Through several days I watched some fumblings. A small stack of 4 x 4 fence posts appeared. From a previous fence battle, with a different horrible neighbour in the 2010’s, I knew that properly set posts should be about 48″ deep, to avoid frost heave. Longer fence posts require a deeper hole, for stability. These appeared to be 10′ posts that were set about 24″ deep. The weather in the middle of December had turned blustery and cold. From what I read, concrete requires optimum – ie above freezing – temperatures to cure properly.
The posts were set at several angles. The young guys I hired from Kijiji to set the posts for my driveway gate had been conscientious about the posts being level and straight. They used a stringline and a long 6′ level to verify this, even though the posts were 3′ runts, set 3′ deep. (I was willing to assume all responsibility if the short posts winter heaved as setting a 3′ post 4′ deep seemed like overkill. They were also only going to support a 3′ x 7′ picket gate.)
I could see that the site was challenging, as the station itself had been built on a volcano shaped hill. Not only did the street run downhill, so did the parking lot.
Over several days I observed the extremely slow construction. As per previous standards, there was no attempt at balance or equalized measurements. How is it possible to not even set the brackets straight ? I kept hearing the snap of a measuring tape, which I guess is only a symbolic tool if you cannot read it.
Excessively long screws poked through the lumber, waiting to maim any dumpster users.
Upon reflection, I had some serious questions about the posts’ proximity to the marked gas lines (yellow). I looked online for provincial and/or municipal code, but couldn’t find any. The first posthole company I used for both my fences would not set posts within 1 meter (almost 40″) of a marked gas line, and that posts nearby had to be hand dug due to the potential risk of severing a line while digging.
I phoned the (natural) gas company the next day to ask what acceptable code was, with regards to gas lines and setting fence type posts. The customer service woman I spoke to was extremely unhelpful, and treated me like I was some wretched NIMBY, asking for the code specifics. I gave up and asked a different person via online chat. He had to admit he didn’t know the answer but suggested I contact the TSSA about this. I sent the TSSA an email via their site, but no one ever answered my question.
The next day someone in a management position from the natural gas company phoned me.
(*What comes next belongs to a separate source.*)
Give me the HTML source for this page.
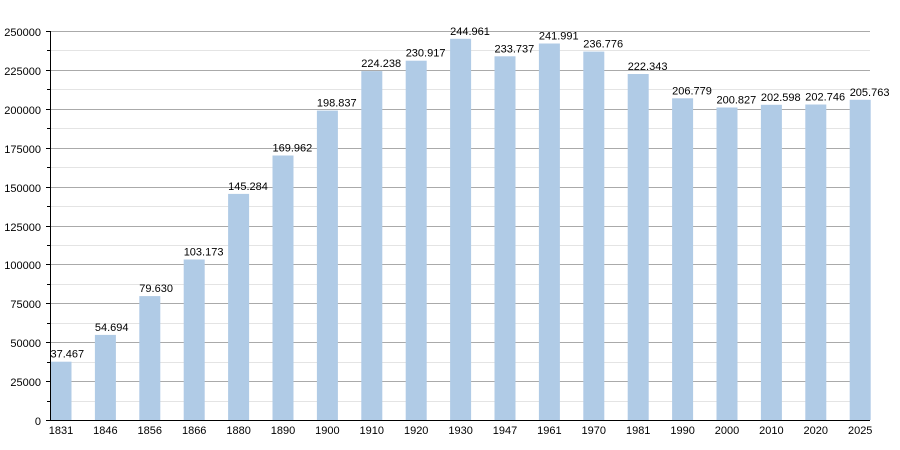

I got him to read me what the customer service woman had written about the phone call. She stated that I was angry that my commercial neighbour had gas lines located less than a meter from the property line ! I explained that a great deal of my concerns had been left out from this transcription. I told him what I was observing. He did NOT know what the code said, but put me on hold for a couple of minutes while he looked it up. As per the code that the natural gas company refers to (I don’t know what entity this is – if it is about building codes or gas line safety or what exactly) – a fence post is permitted to be set within 12″ of a natural gas line. BUT – prior to setting this post, an area 1 meter square is to be hand dug, to carefully expose the ACTUAL location of the gas lines. Locates are only approximate, so while the painted line indicates that there is a gas line in the proximity – it can be as far away as 40″ from the painted locate marking due to many factors. The post can then be set 12″ away from the ACTUAL gas line location. I emailed some photos of the post vs locate situation.
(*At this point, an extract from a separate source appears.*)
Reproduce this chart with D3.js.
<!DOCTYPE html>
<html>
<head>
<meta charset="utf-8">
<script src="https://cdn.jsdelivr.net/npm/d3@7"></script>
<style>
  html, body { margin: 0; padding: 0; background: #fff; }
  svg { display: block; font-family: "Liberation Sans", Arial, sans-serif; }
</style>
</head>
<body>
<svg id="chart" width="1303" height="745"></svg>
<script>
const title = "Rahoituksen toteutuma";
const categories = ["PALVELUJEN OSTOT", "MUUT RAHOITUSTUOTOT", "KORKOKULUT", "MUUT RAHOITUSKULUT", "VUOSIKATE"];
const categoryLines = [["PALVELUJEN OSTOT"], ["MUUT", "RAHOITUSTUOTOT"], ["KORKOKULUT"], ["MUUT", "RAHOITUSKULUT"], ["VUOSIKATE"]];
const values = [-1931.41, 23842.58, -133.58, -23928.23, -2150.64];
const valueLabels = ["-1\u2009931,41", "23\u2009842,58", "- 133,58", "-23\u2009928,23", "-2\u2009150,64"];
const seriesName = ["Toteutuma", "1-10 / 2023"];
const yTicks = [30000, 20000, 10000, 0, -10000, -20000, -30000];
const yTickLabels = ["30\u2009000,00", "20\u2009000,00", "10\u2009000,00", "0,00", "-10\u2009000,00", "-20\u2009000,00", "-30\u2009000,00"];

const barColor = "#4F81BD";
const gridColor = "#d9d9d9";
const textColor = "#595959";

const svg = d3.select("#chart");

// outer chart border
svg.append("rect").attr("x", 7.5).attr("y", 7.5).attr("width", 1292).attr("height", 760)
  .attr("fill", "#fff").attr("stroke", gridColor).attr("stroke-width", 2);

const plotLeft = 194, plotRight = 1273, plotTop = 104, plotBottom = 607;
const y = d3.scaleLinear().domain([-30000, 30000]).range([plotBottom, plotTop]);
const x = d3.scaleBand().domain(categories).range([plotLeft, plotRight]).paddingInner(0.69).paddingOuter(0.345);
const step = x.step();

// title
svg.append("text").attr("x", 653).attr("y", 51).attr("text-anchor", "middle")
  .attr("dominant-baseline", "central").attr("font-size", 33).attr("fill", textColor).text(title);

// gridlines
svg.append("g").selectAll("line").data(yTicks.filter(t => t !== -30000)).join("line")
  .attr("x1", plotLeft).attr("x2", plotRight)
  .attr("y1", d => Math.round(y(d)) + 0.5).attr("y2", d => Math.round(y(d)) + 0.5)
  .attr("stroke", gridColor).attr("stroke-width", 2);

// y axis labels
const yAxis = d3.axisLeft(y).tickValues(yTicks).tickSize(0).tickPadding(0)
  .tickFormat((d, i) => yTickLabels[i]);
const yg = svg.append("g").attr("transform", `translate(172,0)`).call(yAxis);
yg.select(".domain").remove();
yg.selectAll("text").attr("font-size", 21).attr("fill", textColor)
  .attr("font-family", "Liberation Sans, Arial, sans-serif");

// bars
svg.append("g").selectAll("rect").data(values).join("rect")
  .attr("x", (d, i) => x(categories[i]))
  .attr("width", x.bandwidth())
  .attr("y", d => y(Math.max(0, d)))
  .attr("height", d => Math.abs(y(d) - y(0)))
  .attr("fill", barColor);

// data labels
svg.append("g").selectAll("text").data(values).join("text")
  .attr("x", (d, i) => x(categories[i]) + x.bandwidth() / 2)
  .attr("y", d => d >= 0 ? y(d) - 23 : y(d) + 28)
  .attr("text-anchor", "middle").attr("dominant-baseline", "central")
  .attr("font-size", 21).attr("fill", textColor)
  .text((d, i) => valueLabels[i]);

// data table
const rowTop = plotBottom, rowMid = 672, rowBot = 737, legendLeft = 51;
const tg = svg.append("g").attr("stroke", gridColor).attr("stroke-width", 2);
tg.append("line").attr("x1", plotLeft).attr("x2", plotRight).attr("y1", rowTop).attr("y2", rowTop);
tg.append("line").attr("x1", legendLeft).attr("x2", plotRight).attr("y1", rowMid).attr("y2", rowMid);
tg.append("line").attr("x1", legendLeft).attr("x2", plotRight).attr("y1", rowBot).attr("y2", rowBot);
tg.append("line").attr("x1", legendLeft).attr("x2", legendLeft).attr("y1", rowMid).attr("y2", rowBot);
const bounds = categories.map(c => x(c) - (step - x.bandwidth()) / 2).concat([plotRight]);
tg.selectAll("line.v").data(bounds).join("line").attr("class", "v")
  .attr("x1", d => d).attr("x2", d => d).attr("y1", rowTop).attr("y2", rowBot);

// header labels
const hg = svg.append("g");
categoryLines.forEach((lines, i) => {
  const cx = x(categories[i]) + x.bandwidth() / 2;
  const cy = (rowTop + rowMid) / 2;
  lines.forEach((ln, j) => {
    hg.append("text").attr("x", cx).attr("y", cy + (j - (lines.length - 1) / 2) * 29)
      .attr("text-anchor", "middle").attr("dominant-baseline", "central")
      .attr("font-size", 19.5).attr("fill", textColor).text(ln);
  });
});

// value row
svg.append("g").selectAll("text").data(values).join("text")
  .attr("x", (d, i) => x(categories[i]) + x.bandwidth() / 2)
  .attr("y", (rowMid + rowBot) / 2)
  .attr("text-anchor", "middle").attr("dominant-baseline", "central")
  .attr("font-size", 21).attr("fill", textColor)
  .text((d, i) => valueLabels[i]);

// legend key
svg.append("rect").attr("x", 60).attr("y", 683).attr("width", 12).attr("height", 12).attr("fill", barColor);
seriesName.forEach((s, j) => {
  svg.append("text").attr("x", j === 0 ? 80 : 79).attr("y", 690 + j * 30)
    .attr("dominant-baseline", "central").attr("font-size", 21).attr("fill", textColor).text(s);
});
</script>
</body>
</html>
I wasn’t surprised by this complete lack of basic oversight. I mean, if I couldn’t find the code online, and customer service can’t find it, it is not accessible. But these posts are at a gas station. The dumpster enclosure in progress was located on a slope. How much does a dumpster weigh ? The truck that comes to unload them has kind of a forklift thing on the front that picks up the dumpster and turns them over to empty it into the back. They are not put down gently, then the forklift thing shoves it back into place, and drives away. What if the posts are set too closely to a gas line, and the force of the returned dumpster hits a post and damages a gas line ? This is not even considering the underground set up for the fuel storage – which was not marked in any way on the the locates. The posts are within 4 feet of the vent pipes…
At some point someone came along and told him that there shouldn’t be any space behind the enclosure so it was just kind of Siamese-twinned into the terrible fence I see from my front yard:
I questioned the Bylaw Enforcement Officer about the unsightly and unsound construction of the dumpster enclosure, but again since there was no specific code to address this, that a locked dumpster hovel existed for this address was enough for the City of London standards.
The gate itself appears propped up on some bricks from the inside. I expect that it is too heavy and unbalanced for a staff member to actually open, so now someone just throws bags of garbage on top of the closed dumpster, or at least they try to. The squirrels like this as it is very accessible. I see them licking out little plastic butter containers and other plastic trash which gets dropped in my yard by them.
I have noticed that the culprit responsible for this now comes about half an hour before the dumpster truck shows up, to open the enclosure gate. He probably gets paid to do this. His incompetence has guaranteed him steady work, and my eternal loathing.
(The photo is from shorpy.com. The photo is probably from the Library of Congress. It was taken in 1935, in Virginia somewhere. It seems remarkable to me that 8 year old kids, including girls, were taught basic carpentry skills. One of those 10 year old kids could have built a better structure, without question.)